DO THIS. Transcribe the material exactly. Images do not belong in the copy.

RAW DATA.
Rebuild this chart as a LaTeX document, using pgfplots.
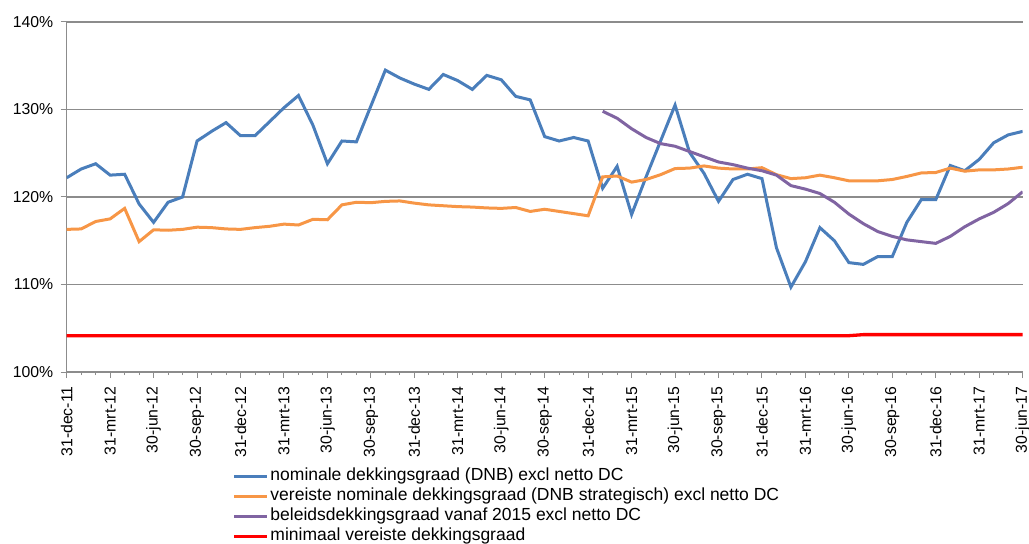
\documentclass[border=0pt]{standalone}
\usepackage{pgfplots}
\pgfplotsset{compat=1.18}
\usepackage{fontspec}
\setmainfont{Liberation Sans}
\definecolor{cblue}{HTML}{4A7EBB}
\definecolor{corange}{HTML}{F79646}
\definecolor{cpurple}{HTML}{8064A2}
\definecolor{cgrid}{HTML}{8C8C8C}
\begin{document}
\begin{tikzpicture}
\begin{axis}[
  at={(0,0)}, anchor=south west,
  scale only axis, width=956bp, height=350bp,
  xmin=0, xmax=66, ymin=100, ymax=140,
  axis x line*=bottom, axis y line*=left,
  axis line style={cgrid, line width=1.3bp},
  xtick={0,3,...,66},
  minor xtick={0,...,66},
  xticklabels={31-dec-11,31-mrt-12,30-jun-12,30-sep-12,31-dec-12,31-mrt-13,30-jun-13,30-sep-13,31-dec-13,31-mrt-14,30-jun-14,30-sep-14,31-dec-14,31-mrt-15,30-jun-15,30-sep-15,31-dec-15,31-mrt-16,30-jun-16,30-sep-16,31-dec-16,31-mrt-17,30-jun-17},
  xticklabel style={rotate=90, anchor=east, font=\fontsize{15.8bp}{18bp}\selectfont},
  xticklabel shift=5bp,
  ytick={100,110,120,130,140},
  yticklabels={100\%,110\%,120\%,130\%,140\%},
  yticklabel style={font=\fontsize{15.8bp}{18bp}\selectfont},
  yticklabel shift=4bp,
  tick align=outside,
  major tick length=6bp, minor tick length=3bp,
  tick style={cgrid, line width=1bp},
  ymajorgrids, grid style={cgrid, line width=1.2bp},
  legend cell align=left,
  legend image code/.code={\draw[#1] (0bp,0bp) -- (33bp,0bp);},
  legend style={at={(0.1734,-0.269)}, anchor=north west, draw=none, fill=none,
    inner sep=0pt, row sep=0bp,
    font=\fontsize{17.5bp}{20bp}\selectfont,
    nodes={inner sep=1.5bp, text height=13bp, text depth=4bp}},
]
\addplot[cblue, line width=3bp] coordinates {
(0,122.2)(1,123.2)(2,123.8)(3,122.5)(4,122.6)(5,119.2)(6,117.1)(7,119.4)(8,120.0)(9,126.4)
(10,127.5)(11,128.5)(12,127.0)(13,127.0)(14,128.6)(15,130.2)(16,131.6)(17,128.2)(18,123.8)(19,126.4)
(20,126.3)(21,130.4)(22,134.5)(23,133.6)(24,132.9)(25,132.3)(26,134.0)(27,133.3)(28,132.3)(29,133.9)
(30,133.4)(31,131.5)(32,131.1)(33,126.9)(34,126.4)(35,126.8)(36,126.4)(37,121.0)(38,123.5)(39,118.0)
(40,122.3)(41,126.4)(42,130.5)(43,125.1)(44,122.7)(45,119.5)(46,122.0)(47,122.6)(48,122.1)(49,114.2)
(50,109.7)(51,112.6)(52,116.5)(53,115.0)(54,112.5)(55,112.3)(56,113.2)(57,113.2)(58,117.1)(59,119.7)
(60,119.7)(61,123.6)(62,123.0)(63,124.3)(64,126.2)(65,127.1)(66,127.5)};
\addlegendentry{nominale dekkingsgraad (DNB) excl netto DC}
\addplot[corange, line width=3bp] coordinates {
(0,116.3)(1,116.35)(2,117.2)(3,117.5)(4,118.7)(5,114.9)(6,116.25)(7,116.2)(8,116.3)(9,116.55)
(10,116.5)(11,116.35)(12,116.3)(13,116.5)(14,116.65)(15,116.9)(16,116.8)(17,117.45)(18,117.4)(19,119.1)
(20,119.4)(21,119.35)(22,119.5)(23,119.55)(24,119.3)(25,119.1)(26,119.0)(27,118.9)(28,118.85)(29,118.75)
(30,118.7)(31,118.8)(32,118.35)(33,118.6)(34,118.35)(35,118.1)(36,117.85)(37,122.3)(38,122.4)(39,121.7)
(40,122.0)(41,122.55)(42,123.25)(43,123.3)(44,123.55)(45,123.3)(46,123.2)(47,123.2)(48,123.35)(49,122.55)
(50,122.1)(51,122.2)(52,122.5)(53,122.2)(54,121.85)(55,121.85)(56,121.85)(57,122.0)(58,122.35)(59,122.75)
(60,122.8)(61,123.3)(62,122.95)(63,123.1)(64,123.1)(65,123.2)(66,123.4)};
\addlegendentry{vereiste nominale dekkingsgraad (DNB strategisch) excl netto DC}
\addplot[cpurple, line width=3bp] coordinates {
(37,129.8)(38,129.0)(39,127.8)(40,126.8)(41,126.1)(42,125.8)(43,125.2)(44,124.6)(45,124.0)(46,123.7)
(47,123.3)(48,123.0)(49,122.5)(50,121.3)(51,120.9)(52,120.4)(53,119.4)(54,118.05)(55,116.95)(56,116.05)
(57,115.5)(58,115.1)(59,114.9)(60,114.7)(61,115.5)(62,116.6)(63,117.5)(64,118.25)(65,119.25)(66,120.6)};
\addlegendentry{beleidsdekkingsgraad vanaf 2015 excl netto DC}
\addplot[red, line width=3.3bp] coordinates {
(0,104.15)(54,104.15)(55,104.27)(66,104.27)};
\addlegendentry{minimaal vereiste dekkingsgraad}
\end{axis}
\pgfresetboundingbox
\path[use as bounding box] (-66.7bp,-172bp) rectangle (962.3bp,372bp);
\end{tikzpicture}
\end{document}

SOLUTION.
Rebuild this chart as a LaTeX document, using pgfplots.
\documentclass[border=0pt]{standalone}
\usepackage{pgfplots}
\pgfplotsset{compat=1.18}
\usepackage{fontspec}
\setmainfont{Liberation Sans}
\definecolor{cblue}{HTML}{4A7EBB}
\definecolor{corange}{HTML}{F79646}
\definecolor{cpurple}{HTML}{8064A2}
\definecolor{cgrid}{HTML}{8C8C8C}
\begin{document}
\begin{tikzpicture}
\begin{axis}[
  at={(0,0)}, anchor=south west,
  scale only axis, width=956bp, height=350bp,
  xmin=0, xmax=66, ymin=100, ymax=140,
  axis x line*=bottom, axis y line*=left,
  axis line style={cgrid, line width=1.3bp},
  xtick={0,3,...,66},
  minor xtick={0,...,66},
  xticklabels={31-dec-11,31-mrt-12,30-jun-12,30-sep-12,31-dec-12,31-mrt-13,30-jun-13,30-sep-13,31-dec-13,31-mrt-14,30-jun-14,30-sep-14,31-dec-14,31-mrt-15,30-jun-15,30-sep-15,31-dec-15,31-mrt-16,30-jun-16,30-sep-16,31-dec-16,31-mrt-17,30-jun-17},
  xticklabel style={rotate=90, anchor=east, font=\fontsize{15.8bp}{18bp}\selectfont},
  xticklabel shift=5bp,
  ytick={100,110,120,130,140},
  yticklabels={100\%,110\%,120\%,130\%,140\%},
  yticklabel style={font=\fontsize{15.8bp}{18bp}\selectfont},
  yticklabel shift=4bp,
  tick align=outside,
  major tick length=6bp, minor tick length=3bp,
  tick style={cgrid, line width=1bp},
  ymajorgrids, grid style={cgrid, line width=1.2bp},
  legend cell align=left,
  legend image code/.code={\draw[#1] (0bp,0bp) -- (33bp,0bp);},
  legend style={at={(0.1734,-0.269)}, anchor=north west, draw=none, fill=none,
    inner sep=0pt, row sep=0bp,
    font=\fontsize{17.5bp}{20bp}\selectfont,
    nodes={inner sep=1.5bp, text height=13bp, text depth=4bp}},
]
\addplot[cblue, line width=3bp] coordinates {
(0,122.2)(1,123.2)(2,123.8)(3,122.5)(4,122.6)(5,119.2)(6,117.1)(7,119.4)(8,120.0)(9,126.4)
(10,127.5)(11,128.5)(12,127.0)(13,127.0)(14,128.6)(15,130.2)(16,131.6)(17,128.2)(18,123.8)(19,126.4)
(20,126.3)(21,130.4)(22,134.5)(23,133.6)(24,132.9)(25,132.3)(26,134.0)(27,133.3)(28,132.3)(29,133.9)
(30,133.4)(31,131.5)(32,131.1)(33,126.9)(34,126.4)(35,126.8)(36,126.4)(37,121.0)(38,123.5)(39,118.0)
(40,122.3)(41,126.4)(42,130.5)(43,125.1)(44,122.7)(45,119.5)(46,122.0)(47,122.6)(48,122.1)(49,114.2)
(50,109.7)(51,112.6)(52,116.5)(53,115.0)(54,112.5)(55,112.3)(56,113.2)(57,113.2)(58,117.1)(59,119.7)
(60,119.7)(61,123.6)(62,123.0)(63,124.3)(64,126.2)(65,127.1)(66,127.5)};
\addlegendentry{nominale dekkingsgraad (DNB) excl netto DC}
\addplot[corange, line width=3bp] coordinates {
(0,116.3)(1,116.35)(2,117.2)(3,117.5)(4,118.7)(5,114.9)(6,116.25)(7,116.2)(8,116.3)(9,116.55)
(10,116.5)(11,116.35)(12,116.3)(13,116.5)(14,116.65)(15,116.9)(16,116.8)(17,117.45)(18,117.4)(19,119.1)
(20,119.4)(21,119.35)(22,119.5)(23,119.55)(24,119.3)(25,119.1)(26,119.0)(27,118.9)(28,118.85)(29,118.75)
(30,118.7)(31,118.8)(32,118.35)(33,118.6)(34,118.35)(35,118.1)(36,117.85)(37,122.3)(38,122.4)(39,121.7)
(40,122.0)(41,122.55)(42,123.25)(43,123.3)(44,123.55)(45,123.3)(46,123.2)(47,123.2)(48,123.35)(49,122.55)
(50,122.1)(51,122.2)(52,122.5)(53,122.2)(54,121.85)(55,121.85)(56,121.85)(57,122.0)(58,122.35)(59,122.75)
(60,122.8)(61,123.3)(62,122.95)(63,123.1)(64,123.1)(65,123.2)(66,123.4)};
\addlegendentry{vereiste nominale dekkingsgraad (DNB strategisch) excl netto DC}
\addplot[cpurple, line width=3bp] coordinates {
(37,129.8)(38,129.0)(39,127.8)(40,126.8)(41,126.1)(42,125.8)(43,125.2)(44,124.6)(45,124.0)(46,123.7)
(47,123.3)(48,123.0)(49,122.5)(50,121.3)(51,120.9)(52,120.4)(53,119.4)(54,118.05)(55,116.95)(56,116.05)
(57,115.5)(58,115.1)(59,114.9)(60,114.7)(61,115.5)(62,116.6)(63,117.5)(64,118.25)(65,119.25)(66,120.6)};
\addlegendentry{beleidsdekkingsgraad vanaf 2015 excl netto DC}
\addplot[red, line width=3.3bp] coordinates {
(0,104.15)(54,104.15)(55,104.27)(66,104.27)};
\addlegendentry{minimaal vereiste dekkingsgraad}
\end{axis}
\pgfresetboundingbox
\path[use as bounding box] (-66.7bp,-172bp) rectangle (962.3bp,372bp);
\end{tikzpicture}
\end{document}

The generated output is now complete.